Creative destruction is the term Schumpeter used to describe the continuous evolutionary process ‘ that incessantly revolutionizes the economic structure from within, incessantly destroying the old one, incessantly creating a new one. This process . . . is the essential fact about capitalism.’ Innovation in new technology and new methods is what increases wealth, but often undermines incumbent businesses. Sooner or later most are swept away or marginalised, but most consumers benefit from new products and lower prices.
Innovations in new products played a big part in the financial catastrophe, but much of the wealth they appeared to have created turned out to be illusory, so the net effect was highly destructive. The only winners so far have been those bankers who were able to cash their chips, and the main benefit for the rest of us some painful lessons.

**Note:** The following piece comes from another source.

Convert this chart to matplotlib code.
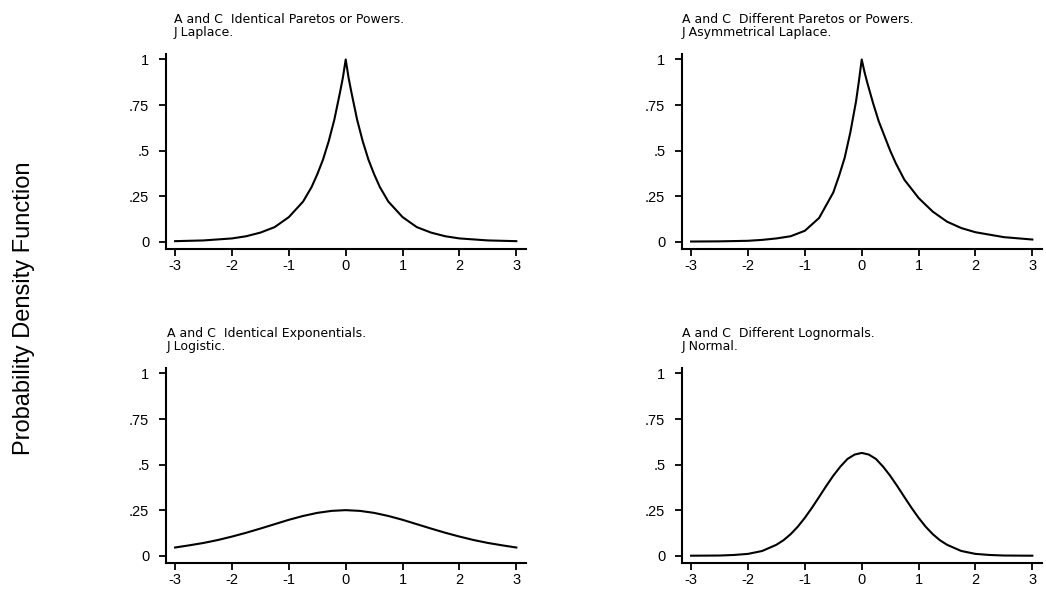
import matplotlib
matplotlib.use("Agg")
import matplotlib.pyplot as plt

# values
lap_x = [-3, -2.5, -2, -1.75, -1.5, -1.25, -1, -0.75, -0.6, -0.5, -0.4, -0.3, -0.2, -0.1, -0.05, 0,
         0.05, 0.1, 0.2, 0.3, 0.4, 0.5, 0.6, 0.75, 1, 1.25, 1.5, 1.75, 2, 2.5, 3]
lap_y = [0.003, 0.007, 0.018, 0.03, 0.05, 0.08, 0.135, 0.22, 0.30, 0.37, 0.45, 0.55, 0.67, 0.82, 0.90, 1.0,
         0.90, 0.82, 0.67, 0.55, 0.45, 0.37, 0.30, 0.22, 0.135, 0.08, 0.05, 0.03, 0.018, 0.007, 0.003]

asy_x = [-3, -2.5, -2, -1.75, -1.5, -1.25, -1, -0.75, -0.5, -0.4, -0.3, -0.2, -0.1, -0.05, 0,
         0.05, 0.1, 0.2, 0.3, 0.4, 0.5, 0.6, 0.75, 1, 1.25, 1.5, 1.75, 2, 2.5, 3]
asy_y = [0.001, 0.002, 0.005, 0.01, 0.018, 0.03, 0.06, 0.13, 0.27, 0.36, 0.46, 0.60, 0.77, 0.88, 1.0,
         0.93, 0.87, 0.76, 0.66, 0.58, 0.50, 0.43, 0.34, 0.24, 0.165, 0.11, 0.075, 0.052, 0.025, 0.012]

logi_x = [-3, -2.75, -2.5, -2.25, -2, -1.75, -1.5, -1.25, -1, -0.75, -0.5, -0.25, 0,
          0.25, 0.5, 0.75, 1, 1.25, 1.5, 1.75, 2, 2.25, 2.5, 2.75, 3]
logi_y = [0.045, 0.057, 0.070, 0.086, 0.105, 0.126, 0.149, 0.173, 0.197, 0.218, 0.235, 0.246, 0.25,
          0.246, 0.235, 0.218, 0.197, 0.173, 0.149, 0.126, 0.105, 0.086, 0.070, 0.057, 0.045]

norm_x = [-3, -2.5, -2.25, -2, -1.75, -1.5, -1.375, -1.25, -1.125, -1, -0.875, -0.75, -0.625, -0.5,
          -0.375, -0.25, -0.125, 0, 0.125, 0.25, 0.375, 0.5, 0.625, 0.75, 0.875, 1, 1.125, 1.25,
          1.375, 1.5, 1.75, 2, 2.25, 2.5, 3]
norm_y = [0.0, 0.001, 0.004, 0.010, 0.026, 0.060, 0.085, 0.118, 0.159, 0.208, 0.263, 0.322, 0.382, 0.439,
          0.489, 0.531, 0.555, 0.564, 0.555, 0.531, 0.489, 0.439, 0.382, 0.322, 0.263, 0.208, 0.159, 0.118,
          0.085, 0.060, 0.026, 0.010, 0.004, 0.001, 0.0]

titles = ["A and C  Identical Paretos or Powers.\nJ Laplace.",
          "A and C  Different Paretos or Powers.\nJ Asymmetrical Laplace.",
          "A and C  Identical Exponentials.\nJ Logistic.",
          "A and C  Different Lognormals.\nJ Normal."]
xticks = [-3, -2, -1, 0, 1, 2, 3]
yticks = [0, 0.25, 0.5, 0.75, 1]
ytick_labels = ["0", ".25", ".5", ".75", "1"]

W, H = 1046, 590
fig = plt.figure(figsize=(W / 100, H / 100), dpi=100)

# left, top of each panel in pixels, and title x position
panels = [(166, 54, 174), (682, 54, 682), (166, 368, 167), (682, 368, 682)]
curves = [(lap_x, lap_y), (asy_x, asy_y), (logi_x, logi_y), (norm_x, norm_y)]
pw, ph = 360, 195

for (left, top, tx), (xs, ys), title in zip(panels, curves, titles):
    ax = fig.add_axes([left / W, 1 - (top + ph) / H, pw / W, ph / H])
    ax.plot(xs, ys, color="black", lw=1.5)
    ax.set_xlim(-3.16, 3.17)
    ax.set_ylim(-0.04, 1.03)
    ax.set_xticks(xticks)
    ax.set_xticklabels([str(t) for t in xticks])
    ax.set_yticks(yticks)
    ax.set_yticklabels(ytick_labels)
    for s in ["top", "right"]:
        ax.spines[s].set_visible(False)
    for s in ["left", "bottom"]:
        ax.spines[s].set_linewidth(1.5)
    ax.tick_params(direction="out", length=5, width=1.3, labelsize=10.5, colors="black")
    ax.tick_params(axis="y", pad=7)
    ax.tick_params(axis="x", pad=2)
    for lab in ax.get_xticklabels() + ax.get_yticklabels():
        lab.set_fontfamily("Liberation Sans")
    fig.text(tx / W, 1 - (top - 41) / H, title, ha="left", va="top",
             fontsize=9, family="DejaVu Sans", linespacing=1.0)

fig.text(24 / W, 1 - 308 / H, "Probability Density Function", rotation=90,
         ha="center", va="center", fontsize=17, family="Liberation Sans")

fig.savefig("out.png", dpi=100)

That is probably my last word on financial matters. I may contribute occasionally to the broader debate about markets and institutions, but I intend to concentrate on issues where I have something distinctive to say. Winners and Losers started life as an examination of how creative destruction has worked in the last thirty years and I became, if not a devotee of Schumpeter, profoundly grateful to him for his great insight. Like all metaphors it is not a complete explanation of an ever-changing world, but it is indispensable to understanding it. It is certainly a fact of life that affects every business – and all our lives. In my next post I will consider some objections to creative destruction and try to explain why those who demonise it or minimise its importance are not living in the real world.
In later posts I will argue that reports of the death of email are greatly exaggerated and that too much focus and efficiency can be bad for corporate health. Mostly though I will elaborate on the main ideas of Winners and Losers: how markets are created, disrupted and transformed by innovations in technology and business models, why so few emerge as winners, and the qualities of those who do.